The two sides of the combined fiscal operation must be kept conceptually distinct. If they become too closely connected, the availability of other, and possibly preferred, alternatives to either half will tend to be overlooked. For example, if the effects of public expenditure which is debt financed are attributed to debt creation, it is likely to be forgotten that the same results could possibly have been achieved by either tax financing or currency creation.
Meade was quite justified in his attempt to eliminate this sort of confusion through his otherwise equal assumption. His fault lay in the failure to state explicitly the conditions under which his assumption would prove valid. If he had postulated, as a condition for analysis, that the alternative to debt issue is currency creation and that the period in which the choice among these two relevant alternatives is made is characterized by Keynesian-type unemployment, there would be no differential income effects other than those directly attributable to debt issue per se. The differential effects between the two relevant alternatives would, in this case, reduce to those of debt issue only. This sort of model is, however, extremely limited in its applicability. In the more general case, each side of the fiscal operation will have separable effects which must be analyzed separately. If debt issue is employed as a means of financing expenditure, fiscal analysis must attempt to isolate the effects of debt issue from those of the expenditure.

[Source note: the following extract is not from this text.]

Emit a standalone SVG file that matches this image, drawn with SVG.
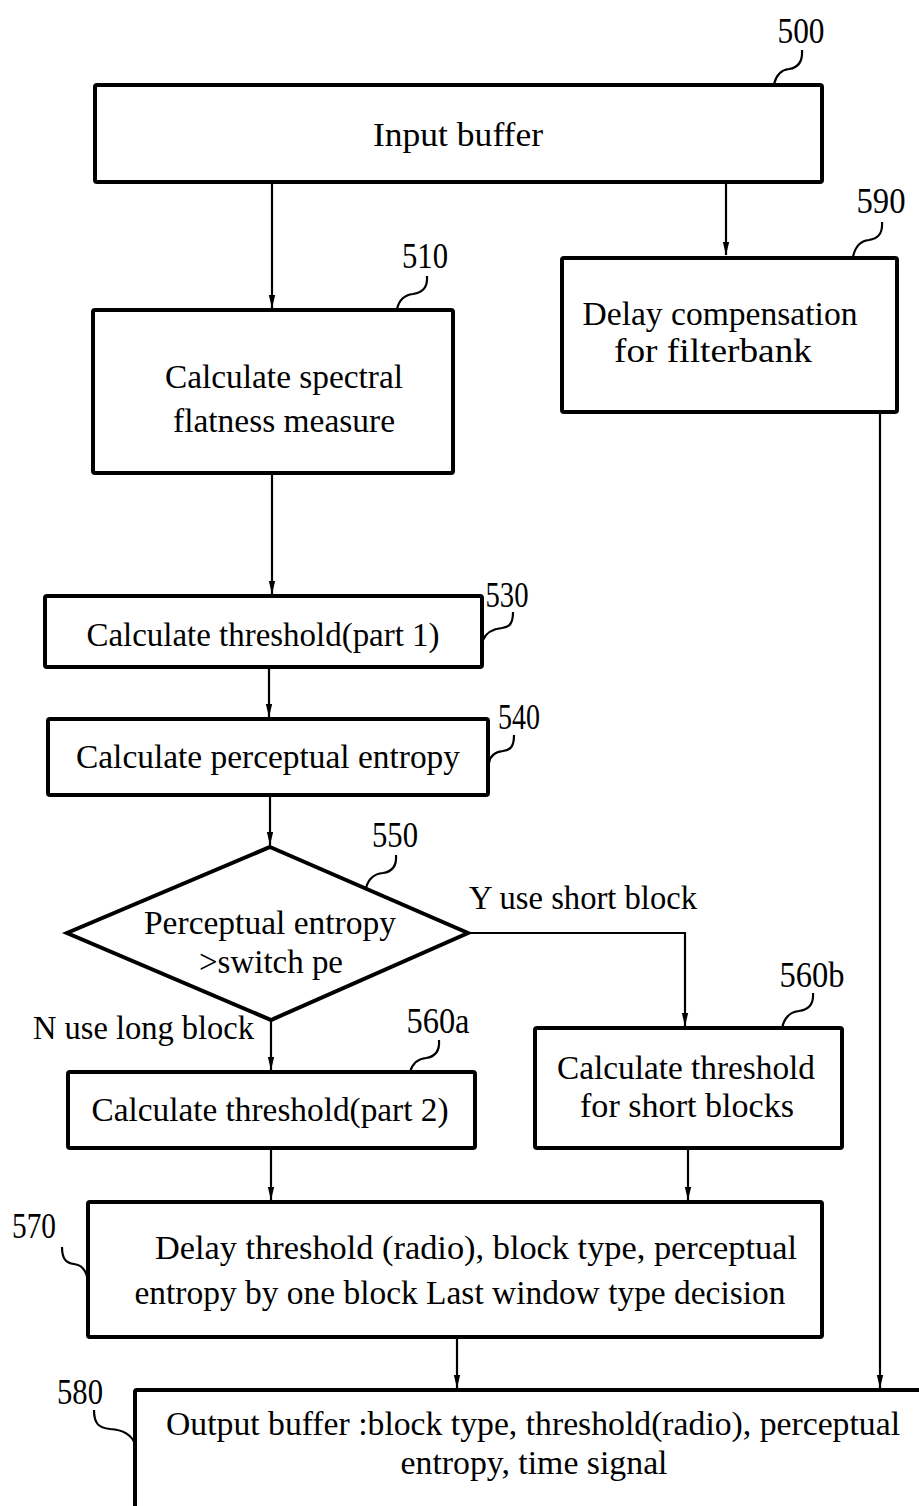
<svg xmlns="http://www.w3.org/2000/svg" width="919" height="1506" viewBox="0 0 919 1506">
  <style>
    .box { fill: #fff; stroke: #000; stroke-width: 4; }
    .dia { fill: #fff; stroke: #000; stroke-width: 4; stroke-linejoin: miter; }
    .wire { fill: none; stroke: #000; stroke-width: 2.2; }
    .lead { fill: none; stroke: #000; stroke-width: 2.2; }
    text { font-family: "Liberation Serif", "Times New Roman", serif; font-size: 33px; fill: #000; }
    .c { text-anchor: middle; }
    .num { font-size: 35px; }
  </style>
  <defs>
    <marker id="ah" markerUnits="userSpaceOnUse" markerWidth="14" markerHeight="8" refX="13" refY="4" orient="auto">
      <path d="M0,0.8 L13,4 L0,7.2 z" fill="#000"/>
    </marker>
  </defs>
  <rect width="919" height="1506" fill="#fff"/>

  <!-- connectors -->
  <g id="connectors">
    <line class="wire" x1="272" y1="182" x2="272" y2="308" marker-end="url(#ah)"/>
    <line class="wire" x1="726" y1="182" x2="726" y2="255" marker-end="url(#ah)"/>
    <line class="wire" x1="272" y1="474" x2="272" y2="594" marker-end="url(#ah)"/>
    <line class="wire" x1="269" y1="667" x2="269" y2="717" marker-end="url(#ah)"/>
    <line class="wire" x1="270" y1="795" x2="270" y2="845" marker-end="url(#ah)"/>
    <polyline class="wire" points="468,933 685,933 685,1026" marker-end="url(#ah)"/>
    <line class="wire" x1="271" y1="1020" x2="271" y2="1070" marker-end="url(#ah)"/>
    <line class="wire" x1="271" y1="1148" x2="271" y2="1200" marker-end="url(#ah)"/>
    <line class="wire" x1="688" y1="1148" x2="688" y2="1200" marker-end="url(#ah)"/>
    <line class="wire" x1="457" y1="1337" x2="457" y2="1388" marker-end="url(#ah)"/>
    <line class="wire" x1="880" y1="412" x2="880" y2="1388" marker-end="url(#ah)"/>
  </g>

  <!-- 500 input buffer -->
  <g id="n500">
    <rect class="box" x="95" y="85" width="727" height="97" rx="2"/>
    <text class="c" x="458" y="146" textLength="170" lengthAdjust="spacingAndGlyphs">Input buffer</text>
    <text class="c num" x="801" y="43" textLength="47" lengthAdjust="spacingAndGlyphs">500</text>
    <path class="lead" d="M802,50 C803,64 796,68 789,69 C780,70 776,76 774,84"/>
  </g>

  <!-- 510 spectral flatness -->
  <g id="n510">
    <rect class="box" x="93" y="310" width="360" height="163" rx="2"/>
    <text class="c" x="284" y="388" textLength="238" lengthAdjust="spacingAndGlyphs">Calculate spectral</text>
    <text class="c" x="284" y="432" textLength="222" lengthAdjust="spacingAndGlyphs">flatness measure</text>
    <text class="c num" x="425" y="268" textLength="46" lengthAdjust="spacingAndGlyphs">510</text>
    <path class="lead" d="M427,276 C428,290 420,293 413,294 C404,295 399,300 397,309"/>
  </g>

  <!-- 590 delay compensation -->
  <g id="n590">
    <rect class="box" x="562" y="258" width="335" height="154" rx="2"/>
    <text class="c" x="720" y="325" textLength="275" lengthAdjust="spacingAndGlyphs">Delay compensation</text>
    <text class="c" x="713" y="362" textLength="198" lengthAdjust="spacingAndGlyphs">for filterbank</text>
    <text class="c num" x="881" y="213" textLength="49" lengthAdjust="spacingAndGlyphs">590</text>
    <path class="lead" d="M882,222 C883,236 876,239 869,240 C860,241 855,247 853,257"/>
  </g>

  <!-- 530 threshold part 1 -->
  <g id="n530">
    <rect class="box" x="45" y="596" width="437" height="71" rx="2"/>
    <text class="c" x="263" y="646" textLength="353" lengthAdjust="spacingAndGlyphs">Calculate threshold(part 1)</text>
    <text class="c num" x="507" y="607" textLength="43" lengthAdjust="spacingAndGlyphs">530</text>
    <path class="lead" d="M513,612 C513,623 510,627 502,628 C492,629 486,633 483,640"/>
  </g>

  <!-- 540 perceptual entropy -->
  <g id="n540">
    <rect class="box" x="48" y="719" width="440" height="76" rx="2"/>
    <text class="c" x="268" y="768" textLength="384" lengthAdjust="spacingAndGlyphs">Calculate perceptual entropy</text>
    <text class="c num" x="519" y="729" textLength="42" lengthAdjust="spacingAndGlyphs">540</text>
    <path class="lead" d="M514,735 C514,746 511,750 503,751 C494,752 490,756 489,763"/>
  </g>

  <!-- 550 decision -->
  <g id="n550">
    <polygon class="dia" points="270,847 468,933 271,1020 67,933"/>
    <text class="c" x="270" y="934" textLength="252" lengthAdjust="spacingAndGlyphs">Perceptual entropy</text>
    <text class="c" x="271" y="973" textLength="144" lengthAdjust="spacingAndGlyphs">&gt;switch pe</text>
    <text class="c num" x="395" y="847" textLength="46" lengthAdjust="spacingAndGlyphs">550</text>
    <path class="lead" d="M396,855 C397,868 390,872 383,873 C373,874 368,880 366,888"/>
    <text x="469" y="909" textLength="228" lengthAdjust="spacingAndGlyphs">Y use short block</text>
    <text x="33" y="1039" textLength="221" lengthAdjust="spacingAndGlyphs">N use long block</text>
  </g>

  <!-- 560a threshold part 2 -->
  <g id="n560a">
    <rect class="box" x="68" y="1072" width="407" height="76" rx="2"/>
    <text class="c" x="270" y="1121" textLength="357" lengthAdjust="spacingAndGlyphs">Calculate threshold(part 2)</text>
    <text class="c num" x="438" y="1033" textLength="63" lengthAdjust="spacingAndGlyphs">560a</text>
    <path class="lead" d="M439,1040 C440,1053 433,1057 426,1058 C416,1059 412,1065 410,1072"/>
  </g>

  <!-- 560b threshold short blocks -->
  <g id="n560b">
    <rect class="box" x="535" y="1028" width="307" height="120" rx="2"/>
    <text class="c" x="686" y="1079" textLength="258" lengthAdjust="spacingAndGlyphs">Calculate threshold</text>
    <text class="c" x="687" y="1117" textLength="214" lengthAdjust="spacingAndGlyphs">for short blocks</text>
    <text class="c num" x="812" y="987" textLength="65" lengthAdjust="spacingAndGlyphs">560b</text>
    <path class="lead" d="M813,993 C814,1007 806,1010 799,1011 C789,1012 784,1019 782,1028"/>
  </g>

  <!-- 570 delay / last window decision -->
  <g id="n570">
    <rect class="box" x="88" y="1202" width="734" height="135" rx="2"/>
    <text class="c" x="476" y="1259" textLength="642" lengthAdjust="spacingAndGlyphs">Delay threshold (radio), block type, perceptual</text>
    <text class="c" x="460" y="1304" textLength="651" lengthAdjust="spacingAndGlyphs">entropy by one block Last window type decision</text>
    <text class="c num" x="34" y="1238" textLength="44" lengthAdjust="spacingAndGlyphs">570</text>
    <path class="lead" d="M62,1247 C62,1259 66,1263 74,1264 C83,1265 87,1272 88,1282"/>
  </g>

  <!-- 580 output buffer -->
  <g id="n580">
    <rect class="box" x="135" y="1390" width="800" height="140" rx="2"/>
    <text class="c" x="533" y="1435" textLength="734" lengthAdjust="spacingAndGlyphs">Output buffer :block type, threshold(radio), perceptual</text>
    <text class="c" x="534" y="1474" textLength="267" lengthAdjust="spacingAndGlyphs">entropy, time signal</text>
    <text class="c num" x="80" y="1404" textLength="46" lengthAdjust="spacingAndGlyphs">580</text>
    <path class="lead" d="M94,1410 C94,1424 99,1428 110,1429 C125,1430 132,1436 135,1444"/>
  </g>
</svg>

Or, if debt issue is employed to substitute for taxation, the effects of tax reduction must be separated from those of debt increase. Only in a special sort of model does currency inflation possess no characteristics of taxation. Public debt issue is a means of financing public expenditure, tax reduction, or deflation. Analysis is partial and incomplete which neglects the second half of the transaction; and analysis is apt to misplace emphasis if it fails to keep the two sides conceptually distinct.
As stated earlier, many of the errors in the new orthodoxy may be traced to an oversight of these methodological principles. As a result, conclusions which are true in a broad or general sense become false when applied specifically. This will become evident in the more-extended discussion of both war debt and depression debt in later chapters, but an illustration will be useful at this point. The burden of a war must fall largely upon the generation living during the war period. This conclusion is supported by the argument of this book and by the new orthodoxy. But the conclusion is true only to the extent that taxation or inflation occurs. It is improper to attribute this burden to debt issue rather than to the inflationary spending which debt issue makes possible, for in so doing, the relevant alternative, which is direct currency creation, tends to be overlooked. Debt issue is a means of raising funds, not of spending them, and a meaningful general theory of public debt must recognize this point.